New York's commercial waste industry gathered last week for a symposium on improving safety amid tough headlines and potentially major changes on the horizon.
The half-day event was a rare opportunity for employees, business owners, government officials and experts to discuss the best way forward for one of the city's most essential services. Waste collection continues to rank among the top-five most dangerous occupations in the country and local activists have been demanding reforms for more than a year. While many tips and technologies were discussed, the day’s main theme was simple — the industry can and must do better.
"We have a responsibility to make the industry safer," said David Biderman, CEO of the Solid Waste Association of North America (SWANA). "We really need to get our act together."
Co-hosted by the National Waste & Recycling Association (NWRA) and SWANA, the event drew an estimated 100 waste professionals from the greater metropolitan area. The commissioners from the city's Business Integrity Commission and Department of Sanitation were in attendance, along with representatives of safety programs from companies such as AT&T, Coca-Cola and FreshDirect. Registration was free to encourage more attendance and separate discussions were hosted for operators and strategists.
The main focus for operators was to remind them of their rights and responsibilities as professionals with commercial driver's licenses (CDL). In the most basic sense this means watching out for pedestrians, bikes, taxis and other vehicles that may not be paying attention. Keeping the radio volume low, communicating well with helpers and most importantly never looking at a phone while driving — even for directions or to answer a call from a supervisor — were reinforced as the best ways to stay alert.
Doing all of this, often overnight and sometimes in bad weather, can be very tough. This was recognized throughout the session, but operators were reminded to rise to the challenge.
"You can not let stress get the best of you,” said Paul Zambrotta, safety director for Mr.

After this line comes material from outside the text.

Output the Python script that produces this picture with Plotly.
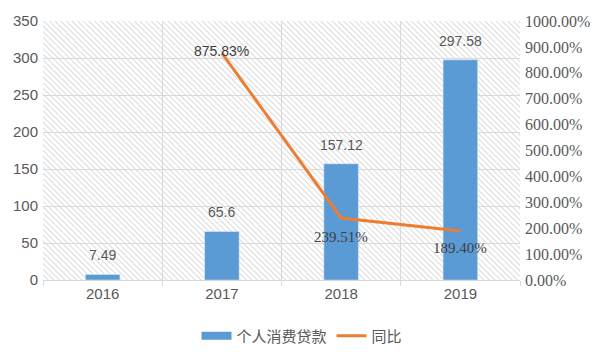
import base64
import plotly.graph_objects as go

years = ["2016", "2017", "2018", "2019"]
loans = [7.49, 65.6, 157.12, 297.58]
yoy_years = ["2017", "2018", "2019"]
yoy = [8.7583, 2.3951, 1.8940]
yoy_labels = ["875.83%", "239.51%", "189.40%"]
loan_labels = ["7.49", "65.6", "157.12", "297.58"]

BLUE = "#5B9BD5"
ORANGE = "#ED7D31"
TXT = "#595959"
GRID = "#D9D9D9"
SANS = "Liberation Sans, Noto Sans CJK SC, sans-serif"
SERIF = "Liberation Serif, serif"
CJK = "Noto Sans CJK SC, sans-serif"

# page body has an 8px default margin; size the figure to fit the 604x356 window
W, H = 588, 340
ML, MT = 35, 13
PW, PH = 477, 259
MR, MB = W - ML - PW, H - MT - PH

svg = (
    f'<svg xmlns="http://www.w3.org/2000/svg" width="{PW}" height="{PH}" viewBox="0 0 {PW} {PH}">'
    '<defs><pattern id="h" width="4" height="4" patternUnits="userSpaceOnUse" patternTransform="rotate(-45)">'
    '<rect width="4" height="4" fill="white"/>'
    '<line x1="0" y1="0" x2="0" y2="4" stroke="#C4C4C4" stroke-width="1.2"/></pattern></defs>'
    f'<rect width="{PW}" height="{PH}" fill="url(#h)"/></svg>'
)
src = "data:image/svg+xml;base64," + base64.b64encode(svg.encode()).decode()

fig = go.Figure()
fig.add_trace(go.Bar(x=years, y=loans, name="个人消费贷款", marker_color=BLUE,
                     width=0.29, yaxis="y", showlegend=False, legendgroup="loan"))
fig.add_trace(go.Scatter(x=[None], y=[None], name="个人消费贷款", mode="lines",
                         line=dict(color=BLUE, width=8), legendgroup="loan", yaxis="y"))
fig.add_trace(go.Scatter(x=yoy_years, y=yoy, name="同比", mode="lines",
                         line=dict(color=ORANGE, width=3), yaxis="y2"))

ann = []
for x, v, t in zip(years, loans, loan_labels):
    ann.append(dict(x=years.index(x), y=v, xref="x", yref="y", text=t, showarrow=False,
                    yshift=19, font=dict(size=14, color=TXT, family=SANS)))
shifts = [2, -19, -17]
fonts = [dict(size=14, color="#404040", family=SANS),
         dict(size=15, color="#404040", family=SERIF),
         dict(size=15, color="#404040", family=SERIF)]
for x, v, t, s, f in zip(yoy_years, yoy, yoy_labels, shifts, fonts):
    ann.append(dict(x=years.index(x), y=v, xref="x", yref="y2", text=t, showarrow=False,
                    yshift=s, font=f))

fig.update_layout(
    width=W, height=H,
    margin=dict(l=ML, r=MR, t=MT, b=MB),
    paper_bgcolor="white", plot_bgcolor="white",
    font=dict(family=SANS, size=15, color=TXT),
    images=[dict(source=src, xref="paper", yref="paper", x=0, y=1, sizex=1, sizey=1,
                 xanchor="left", yanchor="top", sizing="stretch", layer="below")],
    xaxis=dict(type="category", categoryorder="array", categoryarray=years,
               range=[-0.5, 3.5], autorange=False, automargin=False,
               tickson="boundaries", showgrid=True, gridcolor=GRID,
               ticks="outside", ticklen=5, tickcolor=GRID, showline=True, linecolor=GRID,
               tickfont=dict(size=15, color=TXT, family=SANS)),
    yaxis=dict(range=[0, 350], dtick=50, showgrid=True, gridcolor=GRID, zeroline=False,
               automargin=False,
               tickfont=dict(size=15, color=TXT, family=SANS), ticklabelstandoff=4),
    yaxis2=dict(range=[0, 10], dtick=1, tickformat=".2%", overlaying="y", side="right",
                showgrid=False, zeroline=False, automargin=False,
                tickfont=dict(size=16, color=TXT, family=SERIF), ticklabelstandoff=4),
    showlegend=True,
    legend=dict(orientation="h", xref="container", yref="container", x=0.5,
                y=1 - 328 / H, xanchor="center", yanchor="middle",
                font=dict(size=15, color=TXT, family=CJK), itemwidth=30),
    annotations=ann,
)
fig.write_html("out.html")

T Carting. “Having that CDL means a lot more than you think it does."
Though as was discussed in another session, even the best employees can only do so much without buy-in from leadership. Creating a positive safety culture doesn't have to be expensive. Companies can do small things such as post safety data in their garages or recognize employees for good records. It's also important that management take responsibility for any faulty equipment or unsafe conditions that may occur in the workplace.
The Action Environmental Group, now one of the largest carters in New York, has been held up as a positive example of safety culture. Ken Levine, the corporate safety director, said the company started its training program last year, recently used a drone to film collection procedures at a select location and has installed cameras in 20% of its fleet so far.

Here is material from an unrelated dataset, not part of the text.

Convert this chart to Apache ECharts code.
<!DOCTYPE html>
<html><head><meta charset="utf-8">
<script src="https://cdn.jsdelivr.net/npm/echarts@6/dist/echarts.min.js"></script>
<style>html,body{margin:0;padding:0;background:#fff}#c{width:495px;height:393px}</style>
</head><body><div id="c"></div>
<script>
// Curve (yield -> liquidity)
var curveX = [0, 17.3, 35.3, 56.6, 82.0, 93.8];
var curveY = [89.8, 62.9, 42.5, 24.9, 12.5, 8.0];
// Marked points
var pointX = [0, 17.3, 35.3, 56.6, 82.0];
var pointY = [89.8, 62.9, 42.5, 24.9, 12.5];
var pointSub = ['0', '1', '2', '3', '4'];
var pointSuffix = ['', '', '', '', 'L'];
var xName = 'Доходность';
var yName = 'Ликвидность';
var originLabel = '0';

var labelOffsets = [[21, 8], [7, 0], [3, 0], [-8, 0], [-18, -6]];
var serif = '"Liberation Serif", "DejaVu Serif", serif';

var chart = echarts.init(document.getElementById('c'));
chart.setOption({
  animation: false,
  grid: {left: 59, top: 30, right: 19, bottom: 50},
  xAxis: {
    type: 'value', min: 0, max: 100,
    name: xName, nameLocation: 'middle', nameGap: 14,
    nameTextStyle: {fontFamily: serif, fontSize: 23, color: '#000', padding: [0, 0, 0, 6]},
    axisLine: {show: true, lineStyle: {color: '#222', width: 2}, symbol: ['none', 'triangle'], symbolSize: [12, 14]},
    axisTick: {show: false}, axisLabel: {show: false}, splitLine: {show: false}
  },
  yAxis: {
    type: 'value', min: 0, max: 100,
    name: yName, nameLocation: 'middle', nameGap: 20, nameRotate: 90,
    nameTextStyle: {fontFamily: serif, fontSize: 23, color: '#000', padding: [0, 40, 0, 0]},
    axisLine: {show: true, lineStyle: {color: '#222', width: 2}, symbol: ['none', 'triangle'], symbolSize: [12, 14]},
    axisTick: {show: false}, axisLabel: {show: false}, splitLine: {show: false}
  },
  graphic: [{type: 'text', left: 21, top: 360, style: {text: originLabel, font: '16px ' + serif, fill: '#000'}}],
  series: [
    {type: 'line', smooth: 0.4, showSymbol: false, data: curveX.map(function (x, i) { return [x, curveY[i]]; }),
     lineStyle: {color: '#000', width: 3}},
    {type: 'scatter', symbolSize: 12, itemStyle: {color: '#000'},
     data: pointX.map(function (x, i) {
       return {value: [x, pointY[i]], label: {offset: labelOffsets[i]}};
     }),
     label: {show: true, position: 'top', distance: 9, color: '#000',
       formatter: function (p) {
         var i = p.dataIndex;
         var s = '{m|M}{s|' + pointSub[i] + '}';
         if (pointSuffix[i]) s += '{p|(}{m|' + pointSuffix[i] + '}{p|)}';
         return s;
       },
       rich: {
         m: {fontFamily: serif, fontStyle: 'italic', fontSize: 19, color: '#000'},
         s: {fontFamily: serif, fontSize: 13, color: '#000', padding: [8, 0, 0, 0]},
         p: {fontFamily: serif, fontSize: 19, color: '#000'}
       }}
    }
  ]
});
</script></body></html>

"We feel that these behavioral cameras are going to be something that's a game changer," said Levine.
In addition to capturing what happened during any incident — which is appealing to insurance companies — the cameras are also useful for reviewing a driver's habits and help them be more efficient.
Not every company has the scale or resources of Action, though the speakers said that progress can be made by addressing the most expensive, frequent safety issue a company has and working down the list from there. Attendees were also encouraged to use materials from trade associations or share best practices with other companies as safety information shouldn't be proprietary.

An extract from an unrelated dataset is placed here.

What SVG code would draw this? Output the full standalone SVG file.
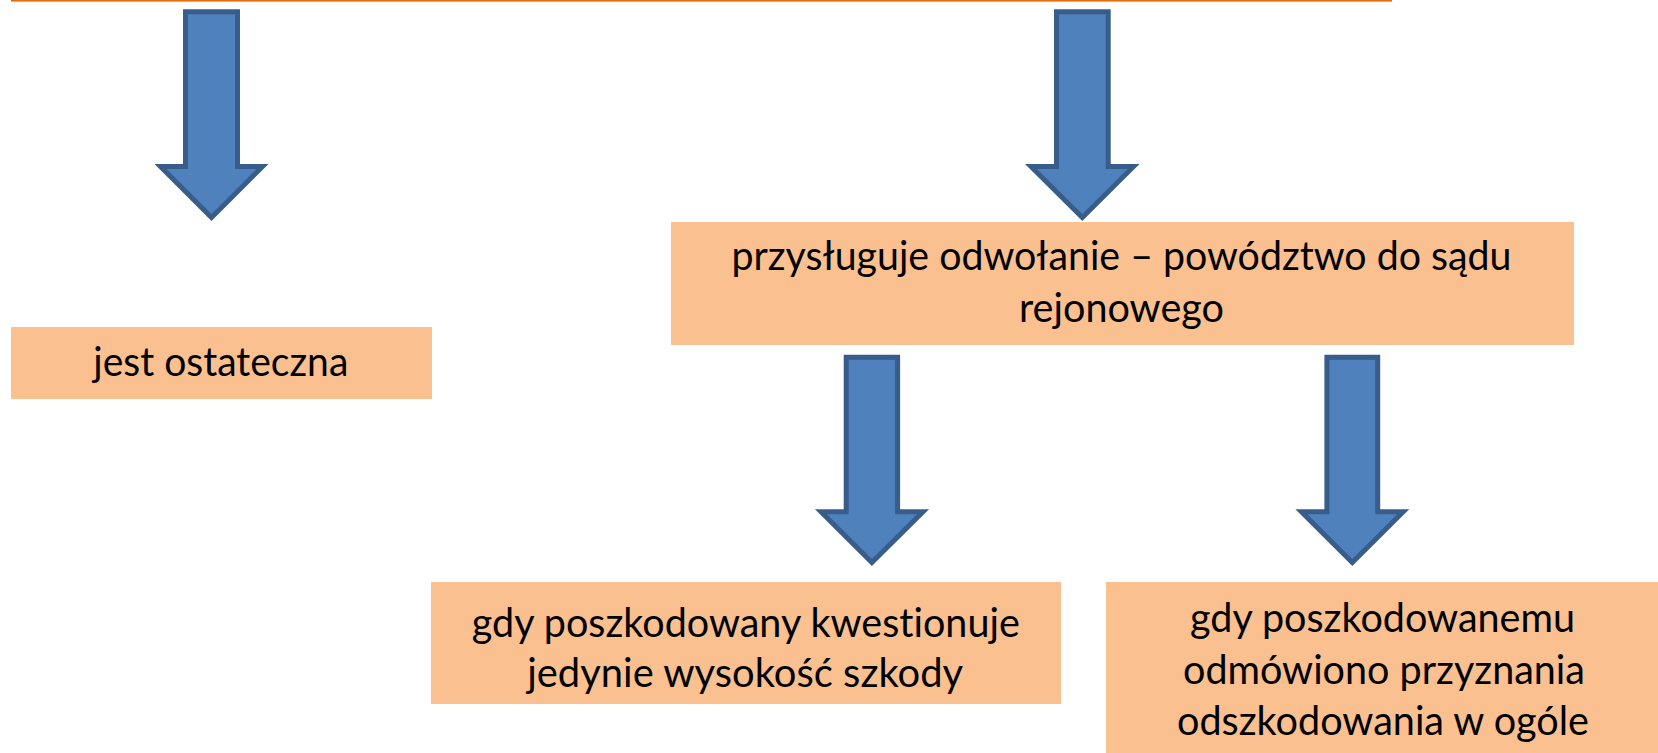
<svg xmlns="http://www.w3.org/2000/svg" width="1658" height="753" viewBox="0 0 1658 753">
  <style>
    .box { fill: #FAC090; }
    .lbl { font-family: Lato, "Noto Sans", "Liberation Sans", sans-serif; font-size: 41px; fill: #000000; text-anchor: middle; font-variant-ligatures: none; }
    .arrow { fill: #4F81BD; stroke: #385D8A; stroke-width: 5; stroke-linejoin: miter; stroke-miterlimit: 10; }
  </style>
  <rect x="11" y="0" width="1381" height="1.6" fill="#E46C0A"/>
  <g id="connectors">
    <polygon class="arrow" points="185.5,11.8 237.5,11.8 237.5,166.5 262.5,166.5 211.5,217.5 160.5,166.5 185.5,166.5"/>
    <polygon class="arrow" points="1056.5,11.8 1108.2,11.8 1108.2,166.5 1133.5,166.5 1082.3,217.5 1031,166.5 1056.5,166.5"/>
    <polygon class="arrow" points="846.2,357.2 897.6,357.2 897.6,511.8 923,511.8 871.9,562.5 821,511.8 846.2,511.8"/>
    <polygon class="arrow" points="1326.9,357.2 1377.7,357.2 1377.7,511.8 1403.2,511.8 1352.3,562.5 1301.4,511.8 1326.9,511.8"/>
  </g>
  <g id="node-final">
    <rect class="box" x="11" y="327" width="421" height="72"/>
    <text class="lbl" x="220.8" y="376" textLength="255" lengthAdjust="spacingAndGlyphs">jest ostateczna</text>
  </g>
  <g id="node-appeal">
    <rect class="box" x="671" y="222" width="903" height="123"/>
    <text class="lbl" x="1121.5" y="270" textLength="780" lengthAdjust="spacingAndGlyphs">przysługuje odwołanie – powództwo do sądu</text>
    <text class="lbl" x="1121.5" y="321.7" textLength="205" lengthAdjust="spacingAndGlyphs">rejonowego</text>
  </g>
  <g id="node-amount">
    <rect class="box" x="431" y="582" width="630" height="122"/>
    <text class="lbl" x="745.8" y="636.5" textLength="548" lengthAdjust="spacingAndGlyphs">gdy poszkodowany kwestionuje</text>
    <text class="lbl" x="745.2" y="686.5" textLength="436" lengthAdjust="spacingAndGlyphs">jedynie wysokość szkody</text>
  </g>
  <g id="node-refused">
    <rect class="box" x="1106" y="582" width="552" height="171"/>
    <text class="lbl" x="1382.5" y="632" textLength="385" lengthAdjust="spacingAndGlyphs">gdy poszkodowanemu</text>
    <text class="lbl" x="1384" y="683.5" textLength="402" lengthAdjust="spacingAndGlyphs">odmówiono przyznania</text>
    <text class="lbl" x="1383" y="735" textLength="412" lengthAdjust="spacingAndGlyphs">odszkodowania w ogóle</text>
  </g>
</svg>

Local government can also be helpful in obtaining some safety equipment. So far 10 companies have taken advantage of a city program to order 70 side guards for their trucks. A recently enacted city law now requires this feature to be installed on all trucks by 2024.
SWANA and NWRA have expressed interest in holding more safety events in the future. The next step is to reach out to the remaining companies which didn't attend the symposium and aren't active trade association members.
The organizers planned this event to focus on safety, not politics, but the realities of what the industry faces had crept back in by lunch. Antonio Reynoso — chair of the City Council's sanitation committee and a frequent critic of the industry — delivered brief remarks making his case for change and offering to speak to anyone that wanted to come with solutions in good faith. Prior to the event, Reynoso had been at a last-minute press conference held by reform activists to promote a new vehicle safety report just a few blocks away.
Kendall Christiansen, manager of the NWRA's local chapter, took issue with the report's conclusions.
"[The report] bears no relation to the reality that the city’s private-sector companies that collect waste, recyclables and organics daily put hundreds (not thousands) of trucks on the road that are safe, well-equipped and maintained, and ready with well-trained and responsible drivers to perform essential services for the city," Christiansen wrote in an emailed statement.
When asked about the role that these activists have played, Reynoso gave them more credit.
"Without those advocates' voices maybe this meeting never happened," he said after his remarks.
Biderman downplayed this idea, while recognizing that attention from media and elected officials had affected the conversation around New York's private carting industry.
"The political environment contributed to the urgency of holding this event," he said.
Once a long-awaited city study on commercial waste comes out this summer that environment is likely to get more heated.